# Given problem
Retype the opening lines of the listing below, ending with the line that contains "n_days = 178", and leave out any pictures.
(begin)
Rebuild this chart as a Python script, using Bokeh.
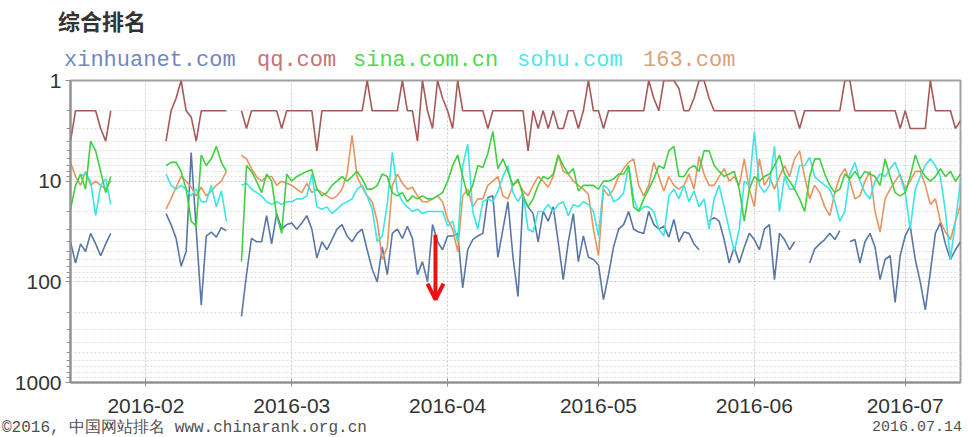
import calendar
from datetime import datetime, timedelta
import numpy as np
from bokeh.plotting import figure
from bokeh.layouts import column
from bokeh.models import (Range1d, DatetimeTickFormatter, MonthsTicker, Arrow, Div,
                          OpenHead, ColumnDataSource, FixedTicker, PrintfTickFormatter)
from bokeh.embed import file_html
from bokeh.resources import INLINE

N = None
start_date = datetime(2016, 1, 17)
n_days = 178

qq = [4, 2, 2, 2, 2, 2, 3, 4, 2, N,
      N, N, N, N, N, N, N, N, N, 4,
      2, 1.5, 1, 2, 2.3, 4, 2, 2, 2, 2,
      2, 2, N, N, 2, 3, 2, 2, 2, 2,
      2, 2, 3, 2, 2, 2, 2, 2, 2, 5,
      2, 2, 2, 2, 2, 2, 2, 2, 2, 1,
      2, 2, 2, 2, 2, 2, 1, 2, 2, 4,
      1, 2, 3, 1, 1.5, 2, 3, 1, 2, 2,
      2, 2, 2, 3, 2, 2, 2, 2, 2, 2,
      2, 5, 2, 3, 2, 3, 2, 3, 3, 2,
      2, 3, 2, 1, 2, 2, 3, 2, 2, 2,
      2, 2, 2, 2, 2, 1, 1.5, 2, 1, 1,
      1, 1.2, 2, 2, 1.5, 1, 1, 1.5, 2, 2,
      2, 2, 2, 2, 2, 2, 2, 2, 2, 2,
      2, 2, 2, 2, 2, 3, 2, 2, 2, 2,
      2, 2, 2, 2, 1, 1, 2, 2, 2, 2,
      2, 2, 2, 2, 2, 3, 2, 3, 3, 3,
      3, 1, 2, 2, 2, 2, 3, 2.5]

sina = [19, 11, 8.5, 12, 4, 5, 8, 13, 9, N,
        N, N, N, N, N, N, N, N, N, 7,
        6.5, 6.5, 8, 12, 25, 28, 5.5, 7, 6, 4.5,
        6.5, 8, N, N, 63, 7, 8, 10, 13, 8.5,
        10, 22, 33, 8.5, 10, 9, 8.5, 8, 7.7, 12,
        14, 13, 11, 10, 9, 10, 9, 8, 9.5, 12,
        12, 11, 8.5, 9, 13, 14, 13, 16, 14, 15,
        14, 15, 15, 14, 13, 10, 7, 5.5, 9, 14,
        11, 7, 7.3, 5.3, 3.2, 7.5, 6, 8, 11, 9.5,
        14, 18, 15, 11, 9, 9.5, 8.5, 5.5, 7, 8.5,
        7.5, 12.5, 11, 11, 11, 12, 10, 10, 9.5, 8.5,
        8.5, 7, 18, 20, 15, 12, 9.5, 7, 7.5, 5,
        4.5, 9, 9, 7.5, 7, 8, 5, 5, 7, 8,
        9, 8.5, 8, 12, 25, 12, 9, 10, 9, 8.5,
        7, 5.5, 8.5, 10, 12, 15, 20, 9, 6, 6,
        8.5, 11, 13, 12, 8.5, 9.5, 8, 9.5, 8, 8.5,
        9, 11, 6, 9, 13, 14, 13, 9, 5.5, 7.5,
        9, 10, 9, 7.5, 9, 8, 10, 8.5]

n163 = [6.5, 9, 11, 8, 11, 10, 11, 12, 10, N,
        N, N, N, N, N, N, N, N, N, 19,
        15, 11.5, 9, 10, 11.5, 14, 11.5, 14, 12.5, 11,
        10, 8, N, N, 5.5, 6, 7.5, 9, 10, 9,
        9, 11, 10, 10.5, 11, 12, 13, 10.5, 13, 12,
        13, 14, 15, 14, 12, 8.5, 3.5, 9, 11.5, 14,
        16, 25, 60, 45, 11, 8.5, 10.5, 12, 11.5, 14,
        16, 16, 15, 14, 16, 24, 30, 50, 14, 12,
        18, 15, 15, 11, 10, 9, 14, 15, 11, 10,
        12.5, 14, 11, 9, 10, 11.5, 9, 5.5, 8, 8.5,
        10, 11, 12, 13.5, 30, 55, 12, 14, 12, 9,
        7.5, 6.5, 6, 11, 14, 11, 6.5, 9, 12.5, 9,
        11, 12, 11, 8.5, 12, 5.7, 8.5, 11, 11, 9,
        7.5, 10, 9, 11, 6, 12, 18, 6, 11, 9,
        12, 9, 7, 9, 6, 5, 9, 15, 11, 13,
        18, 22, 13, 9, 7.5, 10, 15, 14, 10, 8,
        20, 32, 15, 12, 10, 8.5, 12, 10, 8, 8,
        11, 17, 15, 25, 32, 38, 25, 17]

sohu = [N, N, 9, 8.3, 10, 22, 11, 9.5, 17, N,
        N, N, N, N, N, N, N, N, N, 8.5,
        11, 12, 11, 12, 14, 12, 16, 16, 11, 18,
        12.5, 25, N, N, 11, 10.5, 12, 13, 14, 16,
        17, 16, 17, 16, 16, 15, 15, 14, 8.5, 18,
        19, 18, 21, 19, 17, 16, 15, 12, 11, 14,
        19, 40, 35, 17, 5.2, 12.5, 16, 18, 20, 19,
        21, 20, 20, 20, 20, 28, 25, 40, 7, 4.3,
        20, 30, 16, 15, 16, 12.5, 9, 7, 13, 16,
        13, 30, 32, 20, 20, 17, 20, 17, 16, 22,
        17, 18, 16, 17, 20, 35, 11, 12, 16, 15,
        13, 7, 15, 20, 18, 18, 20, 30, 35, 14,
        12, 15, 11, 16, 12.5, 18, 15, 30, 15, 11,
        18, 30, 50, 30, 10, 11, 3.2, 11, 13, 11,
        4.5, 20, 9, 12, 12, 7, 7, 5.8, 9, 10,
        11, 12, 16, 25, 20, 8.5, 6.5, 10, 13, 15,
        10, 8.5, 9, 7.5, 6.5, 9, 13, 30, 12, 9,
        7, 6, 7, 9, 20, 60, 25, 10]

xinhua = [40, 65, 42, 50, 33, 42, 55, 42, 33, N,
          N, N, N, N, N, N, N, N, N, 21,
          27, 37, 70, 50, 5.2, 30, 170, 35, 32, 36,
          29, 31, N, N, 220, 85, 37, 40, 40, 22,
          42, 21, 30, 27, 26, 30, 26, 22, 30, 58,
          40, 48, 38, 30, 27, 35, 40, 33, 30, 48,
          75, 100, 45, 85, 33, 30, 37, 28, 37, 85,
          63, 100, 27, 40, 48, 35, 35, 33, 115, 48,
          38, 35, 33, 14.5, 14, 57, 30, 16, 57, 140,
          14.5, 18, 21, 40, 20, 25, 18, 40, 95, 40,
          21, 63, 35, 57, 60, 68, 150, 85, 45, 30,
          27, 20, 30, 32, 33, 20, 27, 30, 28, 36,
          24, 40, 32, 33, 42, 48, N, 25, 23, 25,
          38, 65, 45, 65, 45, 33, 38, 48, 30, 27,
          95, 33, 38, 48, 40, N, N, 65, 47, 42,
          38, 33, 38, 31, N, 40, 38, 65, 40, 33,
          45, 95, 60, 55, 160, 55, 35, 28, 60, 100,
          190, 80, 33, 26, 42, 60, 48, 40]

series_names = ["xinhuanet.com", "qq.com", "sina.com.cn", "sohu.com", "163.com"]
line_colors = ["#5a76a6", "#a65a58", "#3fd03f", "#3de4e4", "#e8945e"]
text_colors = ["#7088bd", "#c47474", "#4fd84f", "#4fe8e8", "#dca07a"]

y_major_ticks = [1, 10, 100, 1000]
y_minor_ticks = [2, 3, 4, 5, 6, 7, 8, 9, 20, 30, 40, 50, 60, 70, 80, 90,
                 200, 300, 400, 500, 600, 700, 800, 900]

title_text = "综合排名"
footer_left = "©2016, 中国网站排名 www.chinarank.org.cn"
footer_right = "2016.07.14"

arrow_date = datetime(2016, 3, 29, 14)
arrow_from, arrow_to = 34, 150


def to_ms(d):
    return calendar.timegm(d.timetuple()) * 1000.0


dates = [start_date + timedelta(days=i) for i in range(n_days)]


def arr(v):
    return np.array([np.nan if x is None else x for x in v], dtype=float)


src = ColumnDataSource(dict(date=dates, xinhua=arr(xinhua), qq=arr(qq), sina=arr(sina),
                            sohu=arr(sohu), n163=arr(n163)))

HEADER_H = 70
FOOTER_H = 20
FIG_H = 437 - HEADER_H - FOOTER_H

p = figure(width=968, height=FIG_H, x_axis_type="datetime", y_axis_type="log",
           x_range=Range1d(dates[0], dates[-1]), y_range=Range1d(1000, 1),
           output_backend="svg", toolbar_location=None,
           min_border_left=70, min_border_right=8, min_border_top=10,
           min_border_bottom=FIG_H - 312, margin=(0, 0, 0, 0))
p.background_fill_color = "white"
p.border_fill_color = "white"
p.outline_line_color = "#a0a0a0"
p.outline_line_width = 2

for col, c in [("xinhua", line_colors[0]), ("n163", line_colors[4]), ("sohu", line_colors[3]),
               ("sina", line_colors[2]), ("qq", line_colors[1])]:
    p.line(x="date", y=col, source=src, line_color=c, line_width=1.6)

p.xaxis.ticker = MonthsTicker(months=list(range(1, 13)))
p.xaxis.formatter = DatetimeTickFormatter(months="%Y-%m", days="%Y-%m", hours="%Y-%m")
p.yaxis.ticker = FixedTicker(ticks=y_major_ticks, minor_ticks=y_minor_ticks)
p.yaxis.formatter = PrintfTickFormatter(format="%d")

for ax in (p.xaxis[0], p.yaxis[0]):
    ax.axis_line_color = "#909090"
    ax.axis_line_width = 2
    ax.major_tick_line_color = "#909090"
    ax.minor_tick_line_color = "#909090"
    ax.major_label_text_font = "Liberation Sans"
    ax.major_label_text_font_size = "21px"
    ax.major_label_text_color = "#333333"
p.xaxis.major_tick_in = 4
p.xaxis.major_tick_out = 4
p.xaxis.minor_tick_line_color = None
p.xaxis.major_label_standoff = 12
p.yaxis.major_tick_in = 0
p.yaxis.major_tick_out = 5
p.yaxis.minor_tick_in = 0
p.yaxis.minor_tick_out = 4
p.yaxis.major_label_standoff = 4

p.xgrid.grid_line_color = "#c8c8c8"
p.xgrid.grid_line_dash = "2 2"
p.ygrid.grid_line_color = "#c8c8c8"
p.ygrid.grid_line_dash = "2 2"
p.ygrid.minor_grid_line_color = "#dddddd"
p.ygrid.minor_grid_line_dash = "2 2"

p.add_layout(Arrow(end=OpenHead(size=16, line_color="#ee1111", line_width=4),
                   x_start=to_ms(arrow_date), y_start=arrow_from,
                   x_end=to_ms(arrow_date), y_end=arrow_to,
                   line_color="#ee1111", line_width=4))

# header: title + coloured series names
legend_left = [64, 257, 353, 517, 643]
spans = ['<span style="position:absolute;left:58px;top:9px;line-height:1;'
         'font-family:\'Noto Sans CJK SC\';font-weight:bold;font-size:22px;'
         'color:#333333;white-space:nowrap;">%s</span>' % title_text]
for name, c, lx in zip(series_names, text_colors, legend_left):
    spans.append('<span style="position:absolute;left:%dpx;top:50px;line-height:1;'
                 'font-family:\'Liberation Mono\';font-size:22px;color:%s;'
                 'white-space:nowrap;">%s</span>' % (lx, c, name))
header = Div(text='<div style="position:relative;width:968px;height:%dpx;">%s</div>'
             % (HEADER_H, "".join(spans)), width=968, height=HEADER_H, margin=(0, 0, 0, 0))

footer = Div(text='<div style="position:relative;width:968px;height:%dpx;">'
             '<span style="position:absolute;left:2px;top:3px;line-height:1;'
             'font-family:\'Liberation Mono\';font-size:16px;color:#505050;'
             'white-space:nowrap;">%s</span>'
             '<span style="position:absolute;right:6px;top:3px;line-height:1;'
             'font-family:\'Liberation Mono\';font-size:15px;color:#505050;'
             'white-space:nowrap;">%s</span></div>' % (FOOTER_H, footer_left, footer_right),
             width=968, height=FOOTER_H, margin=(0, 0, 0, 0))

layout = column(header, p, footer, spacing=0)

open("out.html", "w").write(file_html(layout, INLINE))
(end)
# Completed exercise
Rebuild this chart as a Python script, using Bokeh.
import calendar
from datetime import datetime, timedelta
import numpy as np
from bokeh.plotting import figure
from bokeh.layouts import column
from bokeh.models import (Range1d, DatetimeTickFormatter, MonthsTicker, Arrow, Div,
                          OpenHead, ColumnDataSource, FixedTicker, PrintfTickFormatter)
from bokeh.embed import file_html
from bokeh.resources import INLINE

N = None
start_date = datetime(2016, 1, 17)
n_days = 178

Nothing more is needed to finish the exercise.